[libre-riscv-dev] SV Prefix questions

Wed Jun 26 07:11:58 BST 2019

On Wed, Jun 26, 2019 at 6:51 AM Jacob Lifshay <programmerjake at gmail.com> wrote:
>
> On Tue, Jun 25, 2019 at 10:44 PM Luke Kenneth Casson Leighton
> <lkcl at lkcl.net> wrote:
> >
> > On Wed, Jun 26, 2019 at 6:27 AM Jacob Lifshay <programmerjake at gmail.com> wrote:
> >
> > > Starting from the V extension spec:
> > > https://github.com/riscv/riscv-v-spec/blob/e014590220e7b95b1dfa3c0665277ae1550828c9/v-spec.adoc#vsetvlivsetvl-instructions
> >
> >  "The vl setting rules are designed to be sufficiently strict to
> > preserve vl behavior across register spills and context swaps for AVL
> > ≤ VLMAX, yet flexible enough to enable implementations to improve
> > vector lane utilization for AVL > VLMAX.
> >
> > For example, this permits an implementation to set vl = ceil(AVL / 2)
> > for VLMAX < AVL < 2*VLMAX in order to evenly distribute work over the
> > last two iterations of a stripmine loop. Requirement 2 ensures that
> > the first stripmine iteration of reduction loops uses the largest
> > vector length of all iterations, even in the case of AVL < 2*VLMAX.
> > This allows software to avoid needing to explicitly calculate a
> > running maximum of vector lengths observed during a stripmined loop.
> > "
> >
> > those are *implementation* details.  they're bleeding *implementation*
> > details - hard-coding the assumption that implementors will be doing
> > SIMD "Lanes" - into the *specification*.
> supporting SIMD lanes is not the only reason: having the last 2
> iterations split approximately in half helps when doing reduction,
> since a binary tree reduction is more parallelizable than any other
> sort.

 i'd need to see a worked example.

> >
> > that is not an appropriate thing to do, and we should not be following
> > their flawed approach.
> >
> > we are *not* doing a "Lanes" (SIMD) specification.  SV sits on top of
> > the *scalar* register file, not on top of vector *lanes*.
> changing the spec in a way that benefits lanes without detracting from
> processors that use multiple scalar ops -- I would think that's a good
> thing, not something to avoid.

 we (you) managed to create a dynamically-splittable SIMD engine: if
people want to do SIMD lanes, they can work out how to split the SIMD
units in half as well.

 they can always monitor the SETVL rs1 argument, see that it's a bit
lower than usual, and have the microarchitecture adjust the SIMD
allocation transparently.

 sacrificing the ability for P48/P64 to do single-instruction
LD/ST-MULTI for *one* architectural design benefit is really seriously
detrimental, and detracts from the value of SV overall.

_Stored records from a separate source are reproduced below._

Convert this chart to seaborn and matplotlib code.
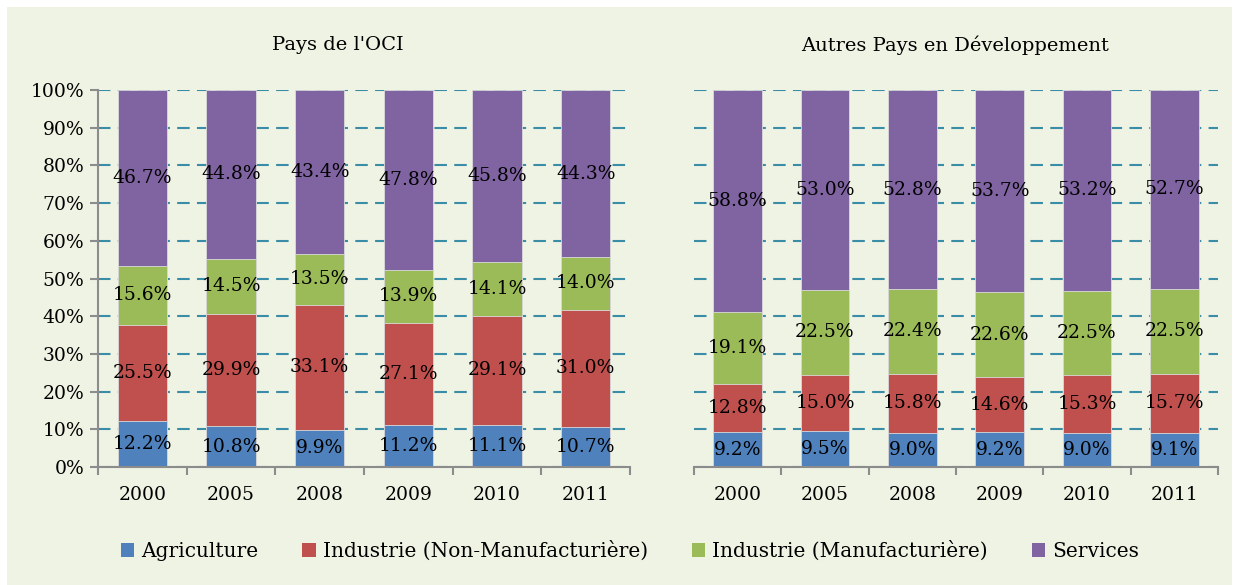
import matplotlib
matplotlib.use("Agg")
import matplotlib.pyplot as plt
from matplotlib.patches import Rectangle, Patch
import numpy as np
import pandas as pd
import seaborn as sns

years = ["2000", "2005", "2008", "2009", "2010", "2011"]
series = ["Agriculture", "Industrie (Non-Manufacturière)",
          "Industrie (Manufacturière)", "Services"]
colors = ["#4F81BD", "#C0504D", "#9BBB59", "#8064A2"]

oci_agri = [12.2, 10.8, 9.9, 11.2, 11.1, 10.7]
oci_nonmanuf = [25.5, 29.9, 33.1, 27.1, 29.1, 31.0]
oci_manuf = [15.6, 14.5, 13.5, 13.9, 14.1, 14.0]
oci_services = [46.7, 44.8, 43.4, 47.8, 45.8, 44.3]

apd_agri = [9.2, 9.5, 9.0, 9.2, 9.0, 9.1]
apd_nonmanuf = [12.8, 15.0, 15.8, 14.6, 15.3, 15.7]
apd_manuf = [19.1, 22.5, 22.4, 22.6, 22.5, 22.5]
apd_services = [58.8, 53.0, 52.8, 53.7, 53.2, 52.7]

titles = ["Pays de l'OCI", "Autres Pays en Développement"]
yticks = [0, 10, 20, 30, 40, 50, 60, 70, 80, 90, 100]

sns.set_theme(style="white")
FONT = ["DejaVu Serif"]
plt.rcParams["font.family"] = FONT
plt.rcParams["text.color"] = "black"
plt.rcParams["xtick.color"] = "black"
plt.rcParams["ytick.color"] = "black"

W, H = 1239, 585
fig = plt.figure(figsize=(W / 100, H / 100), dpi=100, facecolor="white")
fig.patches.append(Rectangle((7 / W, 0), (W - 14) / W, (H - 7) / H,
                             transform=fig.transFigure, facecolor="#EFF3E4",
                             edgecolor="none", zorder=-10))

def px_ax(x0, x1, ytop, ybot):
    return fig.add_axes([x0 / W, (H - ybot) / H, (x1 - x0) / W, (ybot - ytop) / H])

ax1 = px_ax(98, 630, 90, 467)
ax2 = px_ax(694, 1218, 90, 467)

GRID = "#3A8DA6"
AXC = "#8C8C8C"
FS = 13.5

datasets = [
    [oci_agri, oci_nonmanuf, oci_manuf, oci_services],
    [apd_agri, apd_nonmanuf, apd_manuf, apd_services],
]

for k, (ax, data) in enumerate(zip([ax1, ax2], datasets)):
    df = pd.DataFrame({s: v for s, v in zip(series, data)}, index=years)
    pct = df.div(df.sum(axis=1), axis=0) * 100
    cum = pct.cumsum(axis=1)
    ax.set_facecolor("none")
    for yv in yticks:
        ax.axhline(yv, color=GRID, lw=1.5, ls=(0, (6, 3.5)), zorder=0.5)
    for j in range(len(series) - 1, -1, -1):
        sns.barplot(x=years, y=cum[series[j]].values, color=colors[j],
                    saturation=1, width=0.56, ax=ax, edgecolor="#DADADA",
                    linewidth=0.6, zorder=2)
    for i, yr in enumerate(years):
        bottom = 0
        for j, s in enumerate(series):
            h = pct.loc[yr, s]
            ax.text(i, bottom + h / 2, f"{df.loc[yr, s]:.1f}%", ha="center",
                    va="center", fontsize=FS, color="black", zorder=5)
            bottom += h
    ax.set_xlim(-0.5, 5.5)
    ax.set_ylim(0, 100)
    for sp in ["top", "right"]:
        ax.spines[sp].set_visible(False)
    ax.spines["bottom"].set_color(AXC)
    ax.spines["bottom"].set_linewidth(1.5)
    ax.spines["bottom"].set_zorder(6)
    ax.set_xticks(np.arange(-0.5, 6, 1))
    ax.set_xticklabels([])
    ax.set_xticks(np.arange(0, 6), minor=True)
    ax.set_xticklabels(years, minor=True, fontsize=FS)
    ax.tick_params(axis="x", which="major", direction="out", length=6,
                   width=1.5, color=AXC, bottom=True)
    ax.tick_params(axis="x", which="minor", length=0, pad=14)
    ax.set_xlabel("")
    if k == 0:
        ax.spines["left"].set_color(AXC)
        ax.spines["left"].set_linewidth(1.5)
        ax.set_yticks(yticks)
        ax.set_yticklabels([f"{v}%" for v in yticks], fontsize=FS)
        ax.tick_params(axis="y", direction="out", length=6, width=1.5,
                       color=AXC, left=True, pad=4)
    else:
        ax.spines["left"].set_visible(False)
        ax.set_yticks([])
    ax.grid(False)

fig.text(338 / W, 1 - 45 / H, titles[0], ha="center", va="center",
         fontsize=14, color="black")
fig.text(955 / W, 1 - 45 / H, titles[1], ha="center", va="center",
         fontsize=14, color="black")

handles = [Patch(facecolor=c, edgecolor="none") for c in colors]
fig.legend(handles, series, loc="center", bbox_to_anchor=(630 / W, 1 - 551 / H),
           ncol=4, frameon=False, fontsize=14.5, handlelength=0.65, handleheight=0.65,
           handletextpad=0.35, columnspacing=2.2)

fig.savefig("out.png", dpi=100, facecolor="white")
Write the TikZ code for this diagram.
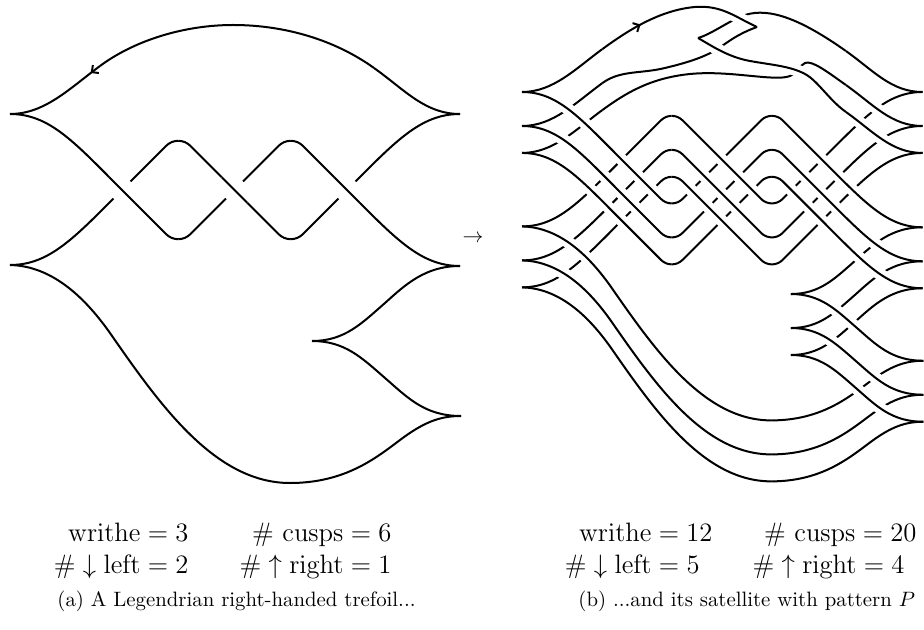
\RequirePackage{fix-cm}
\documentclass[tikz,border=0pt]{standalone}
\usetikzlibrary{decorations.markings,arrows.meta}
% base front pieces (coordinates of the left picture, y downwards)
\newcommand\KpA{(10,114) .. controls (50,114) and (75,143) .. (122,190) -- (166.25,234.25) .. controls (169.4,237.4) and (173.75,239.2) .. (178.25,239.2)}
\newcommand\KpB{(178.25,239.2) .. controls (182.75,239.2) and (187.1,237.4) .. (190.25,234.25) -- (278.75,145.75) .. controls (281.9,142.6) and (286.25,140.8) .. (290.75,140.8)}
\newcommand\KpC{(290.75,140.8) .. controls (295.25,140.8) and (299.6,142.6) .. (302.75,145.75) -- (347,190) .. controls (395,238) and (420,266) .. (460,266)}
\newcommand\KpD{(10,265) .. controls (50,265) and (75,237) .. (122,190) -- (166.25,145.75) .. controls (169.4,142.6) and (173.75,140.8) .. (178.25,140.8)}
\newcommand\KpE{(178.25,140.8) .. controls (182.75,140.8) and (187.1,142.6) .. (190.25,145.75) -- (278.75,234.25) .. controls (281.9,237.4) and (286.25,239.2) .. (290.75,239.2)}
\newcommand\KpF{(290.75,239.2) .. controls (295.25,239.2) and (299.6,237.4) .. (302.75,234.25) -- (347,190) .. controls (395,142) and (420,114) .. (460,114)}
\newcommand\KpG{(460,266) .. controls (425,266) and (405,285) .. (385,303) .. controls (362,323) and (345,341) .. (312,341)}
\newcommand\KpH{(312,341) .. controls (345,341) and (362,358) .. (385,378) .. controls (408,398) and (425,416) .. (461,416)}
\newcommand\KpIa{(461,416) .. controls (440,416) and (424,422) .. (400,440) .. controls (376,458) and (345,483) .. (290,483)}
\newcommand\KpIb{(290,483) .. controls (215,483) and (160,405) .. (110,333) .. controls (88,302) and (55,266) .. (10,265)}
\newcommand\KpJa{(10,114) .. controls (45,114) and (70,88) .. (100,66)}
\newcommand\KpJm{(100,66) .. controls (135,40) and (185,25) .. (233,25) .. controls (285,25) and (335,40) .. (374,68)}
\newcommand\KpJb{(374,68) .. controls (405,90) and (425,114) .. (460,114)}
% pattern strands (coordinates of the whole picture)
\newcommand\KpTa{(602.1,49.3) .. controls (628,30.3) and (660,10) .. (695,7) .. controls (722,5) and (735,17) .. (757,27)}
\newcommand\KpTb{(757,27) .. controls (743,32) and (733,38) .. (722,46) .. controls (708,56) and (690,62) .. (665,68) .. controls (640,74) and (620,70) .. (602.1,83.3)}
\newcommand\KpU{(698,38) .. controls (712,34) and (730,20) .. (745,15) .. controls (770,7) and (802,20) .. (845.96,51.06)}
\newcommand\KpAp{(698,38) .. controls (712,46) and (728,57) .. (750,61) .. controls (772,65) and (790,66) .. (805,74) .. controls (818,81) and (829,100) .. (845.96,112.03)}
\newcommand\KpTc{(602.1,110.25) .. controls (625,93.5) and (650,78) .. (690,74) .. controls (730,70) and (775,82) .. (790,76) .. controls (797,73) and (799,66) .. (805,63) .. controls (812,60) and (827.5,72) .. (845.96,85.06)}
\tikzset{
  strand/.style={line width=1pt,black},
  halo/.style={line width=6pt,white},
  halol/.style={line width=12pt,white},
  sat/.style={shift={(522,92)},scale=0.89,shift={(-10,-114)}},
  mathtxt/.style={inner sep=0pt,font=\fontsize{13.3}{16}\selectfont},
  captxt/.style={inner sep=0pt,font=\fontsize{10.4}{12.5}\selectfont},
  arrowmark/.style={postaction={decorate},decoration={markings,mark=at position #1 with {\arrow{>}}}},
  arrowmarkback/.style={postaction={decorate},decoration={markings,mark=at position #1 with {\arrow{<}}}}
}
\begin{document}
\begin{tikzpicture}[x=0.5pt,y=-0.5pt,>={Straight Barb[length=2.5pt,width=5pt]}]
\useasboundingbox (0,0) rectangle (924,630);
\fill[white] (0,0) rectangle (924,630);

% ---------- (a) the trefoil ----------
\draw[strand] \KpA;
\draw[strand] \KpB;
\draw[strand] \KpC;
\draw[strand] \KpD;
\draw[strand] \KpE;
\draw[strand] \KpF;
\draw[strand] \KpG;
\draw[strand] \KpH;
\draw[strand] \KpIa;
\draw[strand] \KpIb;
\draw[strand,arrowmarkback=0.96] \KpJa;
\draw[strand] \KpJm;
\draw[strand] \KpJb;
\begin{scope}
  \clip (122,190) circle (18) (234.5,190) circle (18) (347,190) circle (18);
  \draw[halol] \KpA; \draw[strand] \KpA;
  \draw[halol] \KpE; \draw[strand] \KpE;
  \draw[halol] \KpC; \draw[strand] \KpC;
\end{scope}

% ---------- (b) the satellite ----------
% strands that pass under
\begin{scope}[sat]
\foreach \dd in {0,38.2,68.5}{
  \draw[strand,shift={(0,\dd)}] \KpB;
  \draw[strand,shift={(0,\dd)}] \KpD;
  \draw[strand,shift={(0,\dd)}] \KpF;
  \draw[strand,shift={(0,\dd)}] \KpG;
  \draw[strand,shift={(0,\dd)}] \KpIa;
  \draw[strand,shift={(0,\dd)}] \KpJa;
}
\end{scope}
\draw[strand] \KpTb;
\draw[strand] \KpU;
\draw[strand] \KpTc;
% halos of the strands that pass over, kept away from the cusp tips
\begin{scope}[even odd rule]
  \clip (430,-30) rectangle (960,660)
    (522,92) circle (25) (522,126) circle (25) (522,153) circle (25)
    (922.5,92) circle (25) (922.5,126) circle (25) (922.5,153) circle (25)
    (522,226.4) circle (25) (522,260.4) circle (25) (522,287.4) circle (25)
    (922.5,227.3) circle (25) (922.5,261.3) circle (25) (922.5,288.3) circle (25)
    (790.8,294) circle (25) (790.8,328) circle (25) (790.8,355) circle (25)
    (923.4,360.8) circle (25) (923.4,394.8) circle (25) (923.4,421.8) circle (25)
    (757,27) circle (10) (698,38) circle (12);
  \begin{scope}[sat]
  \foreach \dd in {0,38.2,68.5}{
    \draw[halo,shift={(0,\dd)}] \KpA;
    \draw[halo,shift={(0,\dd)}] \KpC;
    \draw[halo,shift={(0,\dd)}] \KpE;
    \draw[halo,shift={(0,\dd)}] \KpH;
    \draw[halo,shift={(0,\dd)}] \KpIb;
    \draw[halo,shift={(0,\dd)}] \KpJb;
  }
  \end{scope}
  \draw[halo] \KpTa;
  \draw[halo] \KpAp;
\end{scope}
% strands that pass over
\begin{scope}[sat]
\foreach \dd in {0,38.2,68.5}{
  \draw[strand,shift={(0,\dd)}] \KpA;
  \draw[strand,shift={(0,\dd)}] \KpC;
  \draw[strand,shift={(0,\dd)}] \KpE;
  \draw[strand,shift={(0,\dd)}] \KpH;
  \draw[strand,shift={(0,\dd)}] \KpIb;
  \draw[strand,shift={(0,\dd)}] \KpJb;
}
\end{scope}
\draw[strand,arrowmark=0.27] \KpTa;
\draw[strand] \KpAp;

% ---------- texts ----------
\node[captxt] (arr) at (473,239) {$\rightarrow$};

\node[mathtxt,anchor=base east] (wa) at (189,541) {$\mathrm{writhe} = 3$};
\node[mathtxt,anchor=base east] (ca) at (392,541) {$\#\ \mathrm{cusps} = 6$};
\node[mathtxt,anchor=base east] (la) at (189,573) {$\#\downarrow\mathrm{left} = 2$};
\node[mathtxt,anchor=base east] (ra) at (392,573) {$\#\uparrow\mathrm{right} = 1$};
\node[captxt,anchor=base] (capa) at (236.5,606) {(a) A Legendrian right-handed trefoil...};

\node[mathtxt,anchor=base east] (wb) at (713,541) {$\mathrm{writhe} = 12$};
\node[mathtxt,anchor=base east] (cb) at (917,541) {$\#\ \mathrm{cusps} = 20$};
\node[mathtxt,anchor=base east] (lb) at (700,573) {$\#\downarrow\mathrm{left} = 5$};
\node[mathtxt,anchor=base east] (rb) at (905,573) {$\#\uparrow\mathrm{right} = 4$};
\node[captxt,anchor=base west] (capb) at (578,606) {(b) ...and its satellite with pattern $P$};
\end{tikzpicture}
\end{document}
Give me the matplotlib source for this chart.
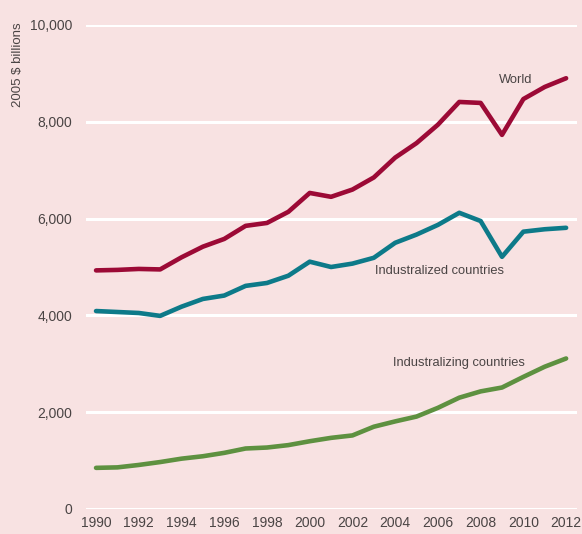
import matplotlib
matplotlib.use("Agg")
import matplotlib.pyplot as plt
from matplotlib.ticker import FuncFormatter

years = list(range(1990, 2013))
world = [4930, 4940, 4960, 4950, 5200, 5420, 5580, 5850, 5910, 6140, 6530, 6450,
         6600, 6850, 7260, 7560, 7940, 8410, 8390, 7730, 8470, 8720, 8900]
industrialized = [4090, 4070, 4050, 3990, 4180, 4340, 4410, 4610, 4670, 4820, 5110, 5000,
                  5070, 5190, 5500, 5670, 5870, 6120, 5950, 5210, 5730, 5780, 5810]
industrializing = [850, 860, 910, 970, 1040, 1090, 1160, 1250, 1270, 1320, 1400, 1470,
                   1520, 1700, 1810, 1910, 2090, 2300, 2430, 2510, 2730, 2940, 3110]
y_ticks = [0, 2000, 4000, 6000, 8000, 10000]
x_ticks = list(range(1990, 2013, 2))
y_label = "2005 $ billions"

bg = "#f8e2e2"
txt = "#4a4444"
plt.rcParams['font.family'] = ['Liberation Sans', 'DejaVu Sans']

fig = plt.figure(figsize=(5.82, 5.34), dpi=100, facecolor=bg)
ax = fig.add_axes([86/582, 25/534, 491/582, 484/534], facecolor=bg)

for y in y_ticks:
    ax.axhline(y, color="white", lw=2.2, zorder=1)

ax.plot(years, world, color="#9c0a36", lw=3.3, solid_capstyle="round", zorder=3)
ax.plot(years, industrialized, color="#0d7a89", lw=3.3, solid_capstyle="round", zorder=3)
ax.plot(years, industrializing, color="#5e9140", lw=3.3, solid_capstyle="round", zorder=3)

ax.set_xlim(1989.53, 2012.51)
ax.set_ylim(0, 10000)
ax.set_yticks(y_ticks)
ax.set_xticks(x_ticks)
ax.yaxis.set_major_formatter(FuncFormatter(lambda v, p: f"{int(v):,}"))
ax.tick_params(length=0, labelsize=10, labelcolor=txt)
ax.tick_params(axis="y", pad=10)
ax.tick_params(axis="x", pad=5)
for s in ax.spines.values():
    s.set_visible(False)
ax.grid(False)

fig.text(18/582, 1 - 22/534, y_label, rotation=90, ha="center", va="top",
         fontsize=9.5, color=txt)

ax.text(2008.87, 8865, "World", fontsize=9.3, color=txt, ha="left", va="center", zorder=4)
ax.text(2003.06, 4920, "Industralized countries", fontsize=9.3, color=txt, ha="left", va="center", zorder=4)
ax.text(2003.9, 3025, "Industralizing countries", fontsize=9.3, color=txt, ha="left", va="center", zorder=4)

fig.savefig("out.png", dpi=100, facecolor=bg)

 context-switching without LD/ST-MULTI is a whopping batch of 30
instructions for the FP regfile and another 30 for the INT regfile.

 we get to do that with *two*.  two!  even

 and the same trick can be applied even to function calls.  a single
instruction to save/restore registers from a function!  it can even be
predicated.

 if however VL is not *absolutely* guaranteed to be set from the
*exact* value of rs1 (or the immediate), we *cannot do that*.  it
would require a loop.

 plus, remember, unlike RVV, the vectors are *NOT* fitted over the
regfile.  you cannot index (access) vector element 5 except through
another special opcode that extracts it from the *VECTOR* regfile into
the SCALAR regfile.

 in SV, there's the possibility of setting VL to *EXACTLY* the value
that *YOU* require, and you *KNOW*, with *ABSOLUTE* certainty, that
the [scalar] register further up the "vector" *WILL* have been written
to.

changing to RVV's rules BREAKS THAT PARADIGM.

so we are throwing away at least three, possibly even four *major*
benefits of SV, for what?  to follow RVV's rules that were heavily
optimised for the benefit of supercomputers?

if we had a separate vector regfile, i would say "yes", immediately,
because many of the benefits are not there.  actually i would say
"screw it let's just use RVV", but that's another story :)

l.